Dollar-denominated stablecoins risk accelerating currency substitution in countries with weak monetary systems, potentially undermining central banks' control over capital flows, the International Monetary Fund warned.
The IMF released a comprehensive report titled "Understanding Stablecoins" examining how the rapid expansion of these digital assets could destabilize economies where local currencies face low trust or high inflation.
Stablecoins allow users to access dollar-denominated assets through smartphones without traditional banking infrastructure.
What Happened
The global stablecoin market now exceeds $300 billion, with dollar-pegged tokens comprising 97% of the sector, according to cryptocurrency data provider CoinGecko. Euro-denominated stablecoins total just $675 million, while yen-linked tokens amount to approximately $15 million.

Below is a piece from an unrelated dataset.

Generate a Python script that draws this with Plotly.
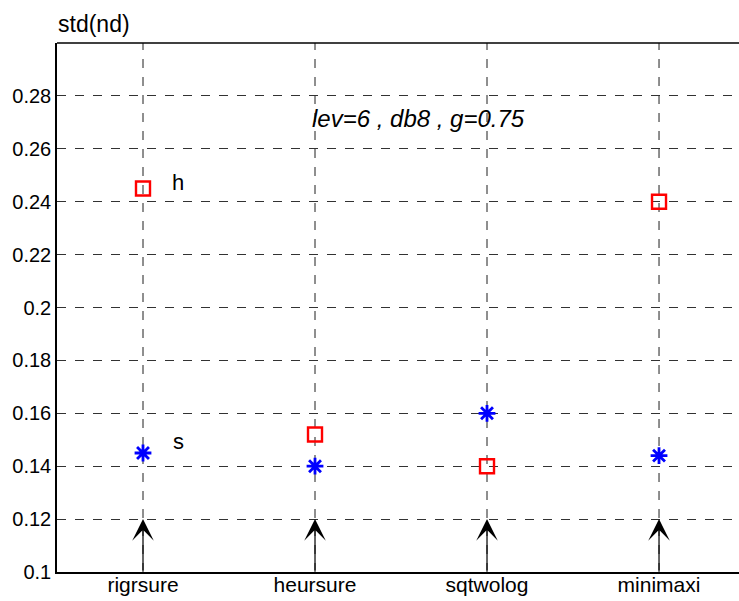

Trading volumes surged to $23 trillion in 2024, marking a 90% increase since 2023, the IMF report stated. Tether's USDT and Circle's USDC dominate the market, with reserves backed primarily by short-term U.S. Treasurys.
Asia leads all regions in total stablecoin activity, though usage relative to gross domestic product remains most pronounced in Africa, the Middle East and Latin America. These regions historically face elevated currency substitution risks.
The IMF noted that stablecoin holdings in these areas are rising compared to foreign exchange deposits that help central banks implement monetary policy. Unlike physical dollars or foreign-currency accounts, stablecoins can penetrate economies rapidly via internet and smartphones.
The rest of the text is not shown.